**TASK:**
Do not copy the pictures; transcribe all other material exactly.

**GIVEN INFORMATION:**
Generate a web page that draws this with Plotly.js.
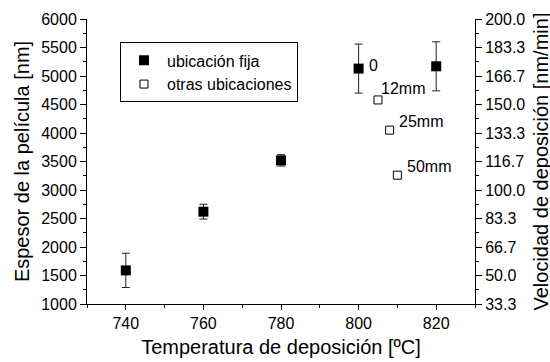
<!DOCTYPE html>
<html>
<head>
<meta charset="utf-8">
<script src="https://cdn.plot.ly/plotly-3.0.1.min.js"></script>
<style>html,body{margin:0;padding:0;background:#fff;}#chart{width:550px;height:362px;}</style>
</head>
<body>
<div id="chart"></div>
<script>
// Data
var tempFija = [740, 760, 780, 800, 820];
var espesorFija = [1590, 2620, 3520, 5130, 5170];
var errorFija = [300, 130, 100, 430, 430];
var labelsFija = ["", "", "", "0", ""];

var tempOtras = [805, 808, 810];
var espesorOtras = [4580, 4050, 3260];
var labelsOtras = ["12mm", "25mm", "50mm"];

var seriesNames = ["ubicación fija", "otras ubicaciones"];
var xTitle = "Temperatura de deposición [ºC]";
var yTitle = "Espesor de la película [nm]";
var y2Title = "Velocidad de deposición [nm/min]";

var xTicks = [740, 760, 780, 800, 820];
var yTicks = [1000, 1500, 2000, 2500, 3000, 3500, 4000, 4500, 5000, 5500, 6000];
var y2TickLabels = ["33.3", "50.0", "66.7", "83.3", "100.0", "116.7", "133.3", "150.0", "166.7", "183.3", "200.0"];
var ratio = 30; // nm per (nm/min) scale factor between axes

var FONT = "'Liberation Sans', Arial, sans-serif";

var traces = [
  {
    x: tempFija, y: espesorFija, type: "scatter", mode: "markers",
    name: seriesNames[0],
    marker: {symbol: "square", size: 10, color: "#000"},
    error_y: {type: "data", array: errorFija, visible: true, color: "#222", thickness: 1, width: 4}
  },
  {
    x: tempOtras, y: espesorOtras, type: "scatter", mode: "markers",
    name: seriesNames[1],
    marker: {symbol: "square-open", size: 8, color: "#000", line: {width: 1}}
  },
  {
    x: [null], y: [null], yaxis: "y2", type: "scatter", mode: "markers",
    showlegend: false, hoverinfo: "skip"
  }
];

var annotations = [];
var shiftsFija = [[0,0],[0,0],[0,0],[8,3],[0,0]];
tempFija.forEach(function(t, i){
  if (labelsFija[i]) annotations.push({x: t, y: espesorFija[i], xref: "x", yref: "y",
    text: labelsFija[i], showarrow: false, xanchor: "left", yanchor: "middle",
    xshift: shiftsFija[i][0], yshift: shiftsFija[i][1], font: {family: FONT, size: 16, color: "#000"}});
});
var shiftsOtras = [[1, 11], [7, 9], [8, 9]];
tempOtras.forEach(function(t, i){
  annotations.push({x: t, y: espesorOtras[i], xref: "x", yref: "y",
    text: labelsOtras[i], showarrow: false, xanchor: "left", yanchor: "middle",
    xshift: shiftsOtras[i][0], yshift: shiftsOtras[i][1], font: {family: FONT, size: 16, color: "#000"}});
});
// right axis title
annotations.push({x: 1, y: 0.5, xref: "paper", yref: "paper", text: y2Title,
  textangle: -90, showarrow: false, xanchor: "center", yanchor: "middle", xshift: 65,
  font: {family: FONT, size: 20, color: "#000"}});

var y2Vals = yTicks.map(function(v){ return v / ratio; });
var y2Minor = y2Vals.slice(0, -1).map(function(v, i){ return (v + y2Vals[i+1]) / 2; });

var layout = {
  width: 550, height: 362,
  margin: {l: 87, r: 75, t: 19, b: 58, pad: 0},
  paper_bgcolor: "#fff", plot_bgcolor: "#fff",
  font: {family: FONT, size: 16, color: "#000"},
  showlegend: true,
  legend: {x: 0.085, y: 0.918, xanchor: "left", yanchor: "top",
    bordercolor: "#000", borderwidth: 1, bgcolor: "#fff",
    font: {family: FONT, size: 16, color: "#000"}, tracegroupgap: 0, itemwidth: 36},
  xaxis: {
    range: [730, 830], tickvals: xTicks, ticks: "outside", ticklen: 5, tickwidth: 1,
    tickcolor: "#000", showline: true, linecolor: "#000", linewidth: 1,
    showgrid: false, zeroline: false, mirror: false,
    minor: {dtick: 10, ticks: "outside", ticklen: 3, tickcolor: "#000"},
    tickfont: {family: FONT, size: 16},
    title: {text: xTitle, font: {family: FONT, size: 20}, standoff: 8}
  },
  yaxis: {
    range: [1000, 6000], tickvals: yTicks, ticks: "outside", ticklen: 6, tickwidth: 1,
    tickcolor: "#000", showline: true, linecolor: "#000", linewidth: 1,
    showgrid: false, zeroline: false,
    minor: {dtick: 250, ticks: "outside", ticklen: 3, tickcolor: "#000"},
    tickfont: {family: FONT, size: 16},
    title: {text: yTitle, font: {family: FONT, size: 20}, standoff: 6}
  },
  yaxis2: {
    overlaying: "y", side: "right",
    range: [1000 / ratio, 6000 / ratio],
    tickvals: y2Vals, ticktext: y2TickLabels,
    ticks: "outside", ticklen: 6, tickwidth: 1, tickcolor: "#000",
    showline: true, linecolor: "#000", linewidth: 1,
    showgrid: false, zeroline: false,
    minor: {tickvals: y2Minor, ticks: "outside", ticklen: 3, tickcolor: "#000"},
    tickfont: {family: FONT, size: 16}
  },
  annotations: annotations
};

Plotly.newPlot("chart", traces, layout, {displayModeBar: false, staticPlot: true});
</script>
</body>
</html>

**SOLUTION:**
Generate a web page that draws this with Plotly.js.
<!DOCTYPE html>
<html>
<head>
<meta charset="utf-8">
<script src="https://cdn.plot.ly/plotly-3.0.1.min.js"></script>
<style>html,body{margin:0;padding:0;background:#fff;}#chart{width:550px;height:362px;}</style>
</head>
<body>
<div id="chart"></div>
<script>
// Data
var tempFija = [740, 760, 780, 800, 820];
var espesorFija = [1590, 2620, 3520, 5130, 5170];
var errorFija = [300, 130, 100, 430, 430];
var labelsFija = ["", "", "", "0", ""];

var tempOtras = [805, 808, 810];
var espesorOtras = [4580, 4050, 3260];
var labelsOtras = ["12mm", "25mm", "50mm"];

var seriesNames = ["ubicación fija", "otras ubicaciones"];
var xTitle = "Temperatura de deposición [ºC]";
var yTitle = "Espesor de la película [nm]";
var y2Title = "Velocidad de deposición [nm/min]";

var xTicks = [740, 760, 780, 800, 820];
var yTicks = [1000, 1500, 2000, 2500, 3000, 3500, 4000, 4500, 5000, 5500, 6000];
var y2TickLabels = ["33.3", "50.0", "66.7", "83.3", "100.0", "116.7", "133.3", "150.0", "166.7", "183.3", "200.0"];
var ratio = 30; // nm per (nm/min) scale factor between axes

var FONT = "'Liberation Sans', Arial, sans-serif";

var traces = [
  {
    x: tempFija, y: espesorFija, type: "scatter", mode: "markers",
    name: seriesNames[0],
    marker: {symbol: "square", size: 10, color: "#000"},
    error_y: {type: "data", array: errorFija, visible: true, color: "#222", thickness: 1, width: 4}
  },
  {
    x: tempOtras, y: espesorOtras, type: "scatter", mode: "markers",
    name: seriesNames[1],
    marker: {symbol: "square-open", size: 8, color: "#000", line: {width: 1}}
  },
  {
    x: [null], y: [null], yaxis: "y2", type: "scatter", mode: "markers",
    showlegend: false, hoverinfo: "skip"
  }
];

var annotations = [];
var shiftsFija = [[0,0],[0,0],[0,0],[8,3],[0,0]];
tempFija.forEach(function(t, i){
  if (labelsFija[i]) annotations.push({x: t, y: espesorFija[i], xref: "x", yref: "y",
    text: labelsFija[i], showarrow: false, xanchor: "left", yanchor: "middle",
    xshift: shiftsFija[i][0], yshift: shiftsFija[i][1], font: {family: FONT, size: 16, color: "#000"}});
});
var shiftsOtras = [[1, 11], [7, 9], [8, 9]];
tempOtras.forEach(function(t, i){
  annotations.push({x: t, y: espesorOtras[i], xref: "x", yref: "y",
    text: labelsOtras[i], showarrow: false, xanchor: "left", yanchor: "middle",
    xshift: shiftsOtras[i][0], yshift: shiftsOtras[i][1], font: {family: FONT, size: 16, color: "#000"}});
});
// right axis title
annotations.push({x: 1, y: 0.5, xref: "paper", yref: "paper", text: y2Title,
  textangle: -90, showarrow: false, xanchor: "center", yanchor: "middle", xshift: 65,
  font: {family: FONT, size: 20, color: "#000"}});

var y2Vals = yTicks.map(function(v){ return v / ratio; });
var y2Minor = y2Vals.slice(0, -1).map(function(v, i){ return (v + y2Vals[i+1]) / 2; });

var layout = {
  width: 550, height: 362,
  margin: {l: 87, r: 75, t: 19, b: 58, pad: 0},
  paper_bgcolor: "#fff", plot_bgcolor: "#fff",
  font: {family: FONT, size: 16, color: "#000"},
  showlegend: true,
  legend: {x: 0.085, y: 0.918, xanchor: "left", yanchor: "top",
    bordercolor: "#000", borderwidth: 1, bgcolor: "#fff",
    font: {family: FONT, size: 16, color: "#000"}, tracegroupgap: 0, itemwidth: 36},
  xaxis: {
    range: [730, 830], tickvals: xTicks, ticks: "outside", ticklen: 5, tickwidth: 1,
    tickcolor: "#000", showline: true, linecolor: "#000", linewidth: 1,
    showgrid: false, zeroline: false, mirror: false,
    minor: {dtick: 10, ticks: "outside", ticklen: 3, tickcolor: "#000"},
    tickfont: {family: FONT, size: 16},
    title: {text: xTitle, font: {family: FONT, size: 20}, standoff: 8}
  },
  yaxis: {
    range: [1000, 6000], tickvals: yTicks, ticks: "outside", ticklen: 6, tickwidth: 1,
    tickcolor: "#000", showline: true, linecolor: "#000", linewidth: 1,
    showgrid: false, zeroline: false,
    minor: {dtick: 250, ticks: "outside", ticklen: 3, tickcolor: "#000"},
    tickfont: {family: FONT, size: 16},
    title: {text: yTitle, font: {family: FONT, size: 20}, standoff: 6}
  },
  yaxis2: {
    overlaying: "y", side: "right",
    range: [1000 / ratio, 6000 / ratio],
    tickvals: y2Vals, ticktext: y2TickLabels,
    ticks: "outside", ticklen: 6, tickwidth: 1, tickcolor: "#000",
    showline: true, linecolor: "#000", linewidth: 1,
    showgrid: false, zeroline: false,
    minor: {tickvals: y2Minor, ticks: "outside", ticklen: 3, tickcolor: "#000"},
    tickfont: {family: FONT, size: 16}
  },
  annotations: annotations
};

Plotly.newPlot("chart", traces, layout, {displayModeBar: false, staticPlot: true});
</script>
</body>
</html>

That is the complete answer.